__EXERCISE GOAL__: Return only the lines from the top of the data down to the one that holds "1.0, 1.0, 1.0]", both included, without any pictures.
-- start of INFORMATION SHOWN --
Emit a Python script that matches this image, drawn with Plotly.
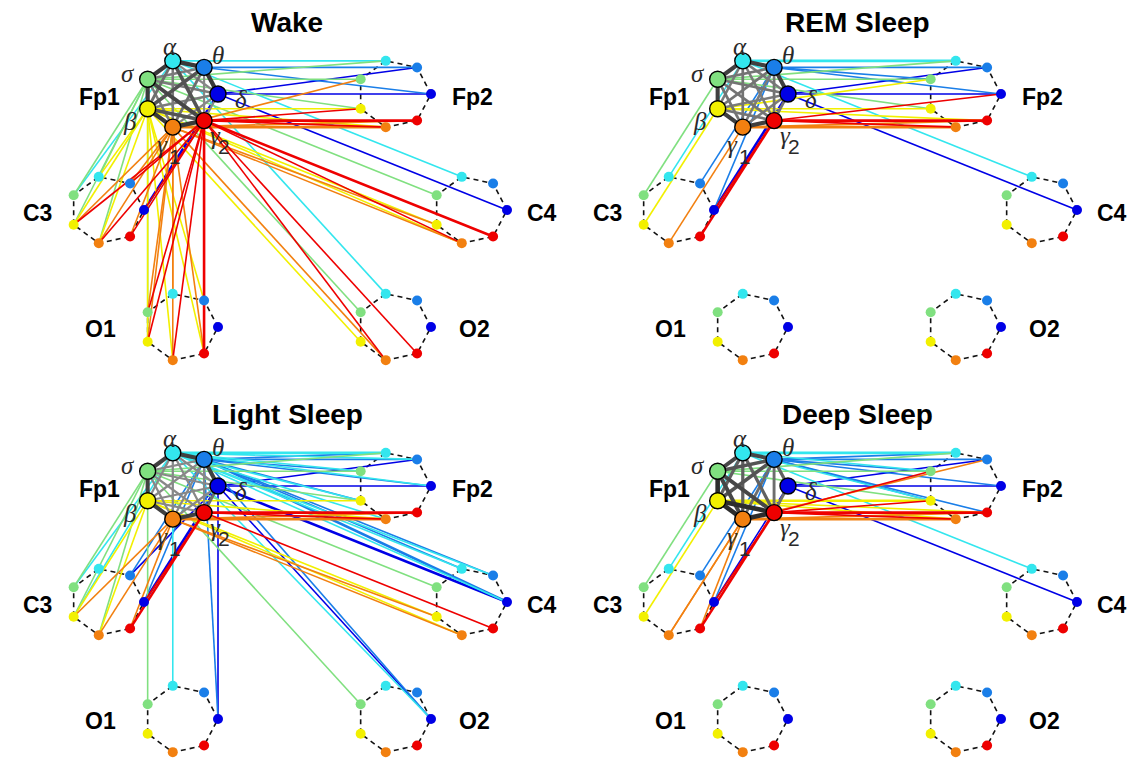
import math
import plotly.graph_objects as go

# ---------------- data ----------------
BANDS = ["d", "t", "a", "s", "b", "g1", "g2"]
BAND_COLORS = ["#0000e6", "#1a7ee8", "#33e6ee", "#80e080", "#f2f000", "#f28010", "#ee0000"]
BAND_GLYPHS = ["δ", "θ", "α", "σ", "β", "γ", "γ"]
BAND_SUBS = ["", "", "", "", "", "1", "2"]
CHANNELS = ["Fp1", "Fp2", "C3", "C4", "O1", "O2"]
PANEL_TITLES = ["Wake", "REM Sleep", "Light Sleep", "Deep Sleep"]

# intra-Fp1 link strengths, pair order = all (i<j) combinations of BANDS
WAKE_FP1 = [0.9, 0.3, 0.4, 0.4, 0.3, 0.3, 0.9, 0.4, 0.7, 0.5, 0.3, 0.9, 0.5, 0.4, 0.7, 0.9, 0.4, 0.8, 0.9, 0.7, 0.9]
REM_FP1 = [0.85, 0.4, 0.45, 0.4, 0.4, 0.45, 0.85, 0.45, 0.45, 0.4, 0.45, 0.85, 0.4, 0.45, 0.4, 0.85, 0.45, 0.45, 0.85, 0.45, 0.85]
LIGHT_FP1 = [0.85, 0.3, 0.3, 0.3, 0.3, 0.5, 0.85, 0.3, 0.3, 0.3, 0.3, 0.85, 0.3, 0.3, 0.3, 0.85, 0.3, 0.3, 0.85, 0.3, 0.85]
DEEP_FP1 = [0.6, 0.0, 0.0, 0.0, 0.0, 0.5, 0.8, 0.7, 0.7, 0.5, 0.5, 0.8, 0.6, 0.6, 0.6, 1.0, 0.8, 0.8, 1.0, 1.0, 1.0]

# Fp1 -> other channel links: (Fp1 band, channel, band, weight)
WAKE_LINKS = [
    ("a", "Fp2", "a", 1), ("s", "Fp2", "a", 1), ("t", "Fp2", "t", 1), ("d", "Fp2", "t", 1),
    ("t", "Fp2", "d", 1), ("d", "Fp2", "d", 1), ("s", "Fp2", "s", 1), ("g1", "Fp2", "s", 1),
    ("b", "Fp2", "b", 1), ("s", "Fp2", "b", 1), ("g2", "Fp2", "b", 1), ("g2", "Fp2", "g2", 2),
    ("g1", "Fp2", "g2", 1), ("g1", "Fp2", "g1", 2), ("g2", "Fp2", "g1", 1), ("b", "Fp2", "g1", 1),
    ("a", "C4", "a", 1), ("s", "C4", "s", 1), ("d", "C4", "d", 1), ("b", "C4", "b", 1),
    ("g1", "C4", "b", 1), ("g1", "C4", "g1", 1), ("b", "C4", "g1", 1), ("g2", "C4", "g2", 2),
    ("g2", "C4", "g1", 1),
    ("a", "O2", "a", 1), ("s", "O2", "s", 1), ("b", "O2", "b", 1), ("g1", "O2", "g1", 1),
    ("g2", "O2", "g1", 1), ("g2", "O2", "g2", 1),
    ("s", "C3", "s", 1), ("a", "C3", "s", 1), ("s", "C3", "b", 1), ("b", "C3", "b", 1),
    ("g2", "C3", "b", 1), ("g1", "C3", "b", 1), ("s", "C3", "a", 1), ("b", "C3", "a", 1),
    ("g1", "C3", "t", 1), ("g2", "C3", "t", 1), ("d", "C3", "d", 2), ("g2", "C3", "d", 1),
    ("g2", "C3", "g2", 1), ("g1", "C3", "g2", 1), ("g1", "C3", "g1", 1), ("b", "C3", "g1", 1),
    ("g2", "C3", "g1", 1), ("s", "C3", "g1", 1),
    ("b", "O1", "b", 1), ("b", "O1", "g1", 1), ("b", "O1", "g2", 1), ("b", "O1", "t", 1),
    ("g1", "O1", "a", 1), ("g1", "O1", "s", 1), ("g1", "O1", "b", 1), ("g1", "O1", "g1", 1),
    ("g1", "O1", "g2", 1), ("g2", "O1", "s", 1), ("g2", "O1", "b", 1), ("g2", "O1", "g1", 1),
    ("g2", "O1", "g2", 2), ("s", "O1", "b", 1),
]
REM_LINKS = [
    ("a", "Fp2", "a", 2), ("s", "Fp2", "a", 1), ("t", "Fp2", "t", 1), ("d", "Fp2", "t", 1),
    ("t", "Fp2", "d", 1), ("g2", "Fp2", "d", 1), ("d", "Fp2", "d", 1), ("s", "Fp2", "s", 1),
    ("b", "Fp2", "s", 1), ("t", "Fp2", "s", 1), ("b", "Fp2", "b", 1), ("s", "Fp2", "b", 1),
    ("g2", "Fp2", "g2", 2), ("g1", "Fp2", "g2", 1), ("g1", "Fp2", "g1", 2), ("g2", "Fp2", "g1", 1),
    ("b", "Fp2", "g2", 1),
    ("a", "C4", "a", 1), ("d", "C4", "d", 1),
    ("s", "C3", "s", 1), ("a", "C3", "a", 1), ("b", "C3", "b", 1), ("t", "C3", "t", 1),
    ("g1", "C3", "g1", 1), ("t", "C3", "d", 1), ("d", "C3", "d", 2), ("g2", "C3", "g2", 2),
    ("g2", "C3", "d", 1),
]
LIGHT_LINKS = [
    ("a", "Fp2", "a", 2), ("t", "Fp2", "a", 1), ("s", "Fp2", "a", 1), ("a", "Fp2", "t", 1),
    ("t", "Fp2", "t", 1), ("d", "Fp2", "t", 1), ("t", "Fp2", "d", 1), ("d", "Fp2", "d", 1),
    ("a", "Fp2", "d", 1), ("s", "Fp2", "s", 1), ("t", "Fp2", "s", 1), ("a", "Fp2", "s", 1),
    ("b", "Fp2", "b", 1), ("s", "Fp2", "b", 1), ("a", "Fp2", "b", 1), ("t", "Fp2", "b", 1),
    ("g2", "Fp2", "g2", 2), ("g1", "Fp2", "g2", 1), ("g2", "Fp2", "g1", 1), ("g1", "Fp2", "g1", 2),
    ("b", "Fp2", "g1", 1), ("a", "Fp2", "g1", 1),
    ("t", "C4", "t", 1), ("a", "C4", "a", 1), ("t", "C4", "d", 2), ("d", "C4", "d", 2),
    ("a", "C4", "d", 1), ("a", "C4", "t", 1), ("t", "C4", "a", 1), ("s", "C4", "s", 1),
    ("b", "C4", "b", 1), ("g1", "C4", "b", 1), ("b", "C4", "g1", 1), ("g2", "C4", "g2", 1),
    ("g1", "C4", "g1", 1),
    ("s", "O2", "s", 1), ("a", "O2", "d", 1), ("t", "O2", "d", 1), ("d", "O2", "d", 1),
    ("s", "O1", "s", 1), ("a", "O1", "a", 1), ("d", "O1", "d", 1), ("t", "O1", "d", 1),
    ("s", "C3", "s", 1), ("a", "C3", "s", 1), ("s", "C3", "b", 1), ("b", "C3", "b", 1),
    ("a", "C3", "b", 1), ("t", "C3", "t", 1), ("d", "C3", "t", 1), ("d", "C3", "d", 2),
    ("g2", "C3", "d", 1), ("g2", "C3", "g2", 2), ("g1", "C3", "g1", 1), ("g1", "C3", "g2", 1),
    ("b", "C3", "g1", 1), ("s", "C3", "g1", 1), ("g1", "C3", "b", 1), ("t", "C3", "d", 1),
]
DEEP_LINKS = [
    ("a", "Fp2", "a", 2), ("s", "Fp2", "a", 1), ("t", "Fp2", "a", 1), ("g1", "Fp2", "t", 1),
    ("g2", "Fp2", "s", 1), ("t", "Fp2", "t", 1), ("t", "Fp2", "d", 1), ("d", "Fp2", "t", 1),
    ("d", "Fp2", "d", 1), ("s", "Fp2", "s", 1), ("a", "Fp2", "s", 1), ("t", "Fp2", "s", 1),
    ("b", "Fp2", "b", 2), ("s", "Fp2", "b", 1), ("a", "Fp2", "b", 1), ("t", "Fp2", "b", 1),
    ("g2", "Fp2", "b", 1), ("b", "Fp2", "g2", 1), ("g2", "Fp2", "g2", 2), ("g1", "Fp2", "g2", 1),
    ("g1", "Fp2", "g1", 2), ("g2", "Fp2", "g1", 1), ("t", "Fp2", "g2", 1), ("b", "Fp2", "g1", 1),
    ("a", "C4", "a", 1), ("d", "C4", "d", 1),
    ("s", "C3", "s", 1), ("a", "C3", "a", 1), ("b", "C3", "b", 1), ("t", "C3", "t", 1),
    ("g1", "C3", "g1", 1), ("g1", "C3", "g1", 1), ("t", "C3", "d", 1), ("d", "C3", "d", 1),
    ("g2", "C3", "d", 1), ("g2", "C3", "g2", 2), ("g1", "C3", "g2", 1),
]
PANEL_FP1 = [WAKE_FP1, REM_FP1, LIGHT_FP1, DEEP_FP1]
PANEL_LINKS = [WAKE_LINKS, REM_LINKS, LIGHT_LINKS, DEEP_LINKS]

# ---------------- layout geometry (local pixel units) ----------------
CENTERS = {"Fp1": (181, 94), "Fp2": (394, 94), "C3": (107, 210),
           "C4": (470, 210), "O1": (181, 327), "O2": (394, 327)}
LABEL_POS = {"Fp1": (99, 97), "Fp2": (472, 97), "C3": (37, 213),
             "C4": (542, 213), "O1": (100, 329), "O2": (474, 329)}
GLYPH_OFF = [(23, 5), (14, -12), (-3, -14), (-20, -6), (-18, 13), (-10, 17), (11, 15)]
SUB_OFF = [None, None, None, None, None, (2, 29), (20, 26)]
RX, RY = 37, 34
PW, PH = 564, 372
FIG_W, FIG_H = 1134, 764
PANEL_ORIGIN = [(0, 0), (570, 0), (0, 392), (570, 392)]


def node_xy(ch, band):
    cx, cy = CENTERS[ch]
    k = BANDS.index(band)
    ang = math.radians(k * 360 / 7)
    return cx + RX * math.cos(ang), cy - RY * math.sin(ang)


PAIRS = [(BANDS[i], BANDS[j]) for i in range(7) for j in range(i + 1, 7)]

fig = go.Figure()
annotations = []
layout_axes = {}

for p in range(4):
    ox, oy = PANEL_ORIGIN[p]
    xa = "x" if p == 0 else f"x{p+1}"
    ya = "y" if p == 0 else f"y{p+1}"
    xkey = "xaxis" if p == 0 else f"xaxis{p+1}"
    ykey = "yaxis" if p == 0 else f"yaxis{p+1}"
    layout_axes[xkey] = dict(domain=[ox / FIG_W, (ox + PW) / FIG_W], range=[0, PW],
                             visible=False, fixedrange=True, anchor=ya)
    layout_axes[ykey] = dict(domain=[1 - (oy + PH) / FIG_H, 1 - oy / FIG_H], range=[PH, 0],
                             visible=False, fixedrange=True, anchor=xa)

    # dashed rings of the other channels
    for ch in CHANNELS[1:]:
        xs, ys = [], []
        for b in BANDS + [BANDS[0]]:
            x, y = node_xy(ch, b)
            xs.append(x); ys.append(y)
        fig.add_trace(go.Scatter(x=xs, y=ys, mode="lines", xaxis=xa, yaxis=ya,
                                 line=dict(color="#111111", width=1.6, dash="5px,4px"),
                                 hoverinfo="skip", showlegend=False))

    # inter-channel links grouped by colour and width
    groups = {}
    for src, ch, dst, w in PANEL_LINKS[p]:
        x0, y0 = node_xy("Fp1", src)
        x1, y1 = node_xy(ch, dst)
        key = (BANDS.index(src), w)
        gx, gy = groups.setdefault(key, ([], []))
        gx += [x0, x1, None]; gy += [y0, y1, None]
    for (bi, w), (gx, gy) in sorted(groups.items()):
        fig.add_trace(go.Scatter(x=gx, y=gy, mode="lines", xaxis=xa, yaxis=ya,
                                 line=dict(color=BAND_COLORS[bi], width=1.6 if w == 1 else 2.6),
                                 hoverinfo="skip", showlegend=False))

    # intra-Fp1 links
    order = sorted(range(len(PAIRS)), key=lambda i: PANEL_FP1[p][i])
    for i in order:
        w = PANEL_FP1[p][i]
        if w <= 0:
            continue
        a, b = PAIRS[i]
        x0, y0 = node_xy("Fp1", a)
        x1, y1 = node_xy("Fp1", b)
        g = int(round(175 - 130 * w))
        fig.add_trace(go.Scatter(x=[x0, x1], y=[y0, y1], mode="lines", xaxis=xa, yaxis=ya,
                                 line=dict(color=f"rgb({g},{g},{g})", width=1.2 + 3.4 * w),
                                 hoverinfo="skip", showlegend=False))

    # nodes
    for ch in CHANNELS:
        xs, ys = zip(*[node_xy(ch, b) for b in BANDS])
        big = ch == "Fp1"
        fig.add_trace(go.Scatter(x=list(xs), y=list(ys), mode="markers", xaxis=xa, yaxis=ya,
                                 marker=dict(color=BAND_COLORS, size=16 if big else 10,
                                             line=dict(color="black", width=1.4 if big else 0)),
                                 hoverinfo="skip", showlegend=False))
        lx, ly = LABEL_POS[ch]
        annotations.append(dict(x=lx, y=ly, xref=xa, yref=ya, text=f"<b>{ch}</b>", showarrow=False,
                                font=dict(family="Liberation Sans, Arial", size=23, color="black"),
                                xanchor="center", yanchor="middle"))

    # greek band labels around Fp1
    for k, b in enumerate(BANDS):
        x, y = node_xy("Fp1", b)
        dx, dy = GLYPH_OFF[k]
        annotations.append(dict(x=x + dx, y=y + dy, xref=xa, yref=ya, text=BAND_GLYPHS[k],
                                showarrow=False,
                                font=dict(family="Liberation Serif", size=25, color="#2a2a2a",
                                          style="italic"),
                                xanchor="center", yanchor="middle"))
        if SUB_OFF[k]:
            sx, sy = SUB_OFF[k]
            annotations.append(dict(x=x + sx, y=y + sy, xref=xa, yref=ya, text=BAND_SUBS[k],
                                    showarrow=False,
                                    font=dict(family="Liberation Sans", size=21, color="#2a2a2a"),
                                    xanchor="center", yanchor="middle"))

    annotations.append(dict(x=287, y=22, xref=xa, yref=ya, text=f"<b>{PANEL_TITLES[p]}</b>",
                            showarrow=False,
                            font=dict(family="Liberation Sans, Arial", size=28, color="black"),
                            xanchor="center", yanchor="middle"))

fig.update_layout(width=FIG_W, height=FIG_H, margin=dict(l=0, r=0, t=0, b=0),
                  paper_bgcolor="white", plot_bgcolor="white",
                  annotations=annotations, **layout_axes)

fig.write_html("out.html", config={"displayModeBar": False})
-- end of INFORMATION SHOWN --
__EXERCISE RESULT__:
Emit a Python script that matches this image, drawn with Plotly.
import math
import plotly.graph_objects as go

# ---------------- data ----------------
BANDS = ["d", "t", "a", "s", "b", "g1", "g2"]
BAND_COLORS = ["#0000e6", "#1a7ee8", "#33e6ee", "#80e080", "#f2f000", "#f28010", "#ee0000"]
BAND_GLYPHS = ["δ", "θ", "α", "σ", "β", "γ", "γ"]
BAND_SUBS = ["", "", "", "", "", "1", "2"]
CHANNELS = ["Fp1", "Fp2", "C3", "C4", "O1", "O2"]
PANEL_TITLES = ["Wake", "REM Sleep", "Light Sleep", "Deep Sleep"]

# intra-Fp1 link strengths, pair order = all (i<j) combinations of BANDS
WAKE_FP1 = [0.9, 0.3, 0.4, 0.4, 0.3, 0.3, 0.9, 0.4, 0.7, 0.5, 0.3, 0.9, 0.5, 0.4, 0.7, 0.9, 0.4, 0.8, 0.9, 0.7, 0.9]
REM_FP1 = [0.85, 0.4, 0.45, 0.4, 0.4, 0.45, 0.85, 0.45, 0.45, 0.4, 0.45, 0.85, 0.4, 0.45, 0.4, 0.85, 0.45, 0.45, 0.85, 0.45, 0.85]
LIGHT_FP1 = [0.85, 0.3, 0.3, 0.3, 0.3, 0.5, 0.85, 0.3, 0.3, 0.3, 0.3, 0.85, 0.3, 0.3, 0.3, 0.85, 0.3, 0.3, 0.85, 0.3, 0.85]
DEEP_FP1 = [0.6, 0.0, 0.0, 0.0, 0.0, 0.5, 0.8, 0.7, 0.7, 0.5, 0.5, 0.8, 0.6, 0.6, 0.6, 1.0, 0.8, 0.8, 1.0, 1.0, 1.0]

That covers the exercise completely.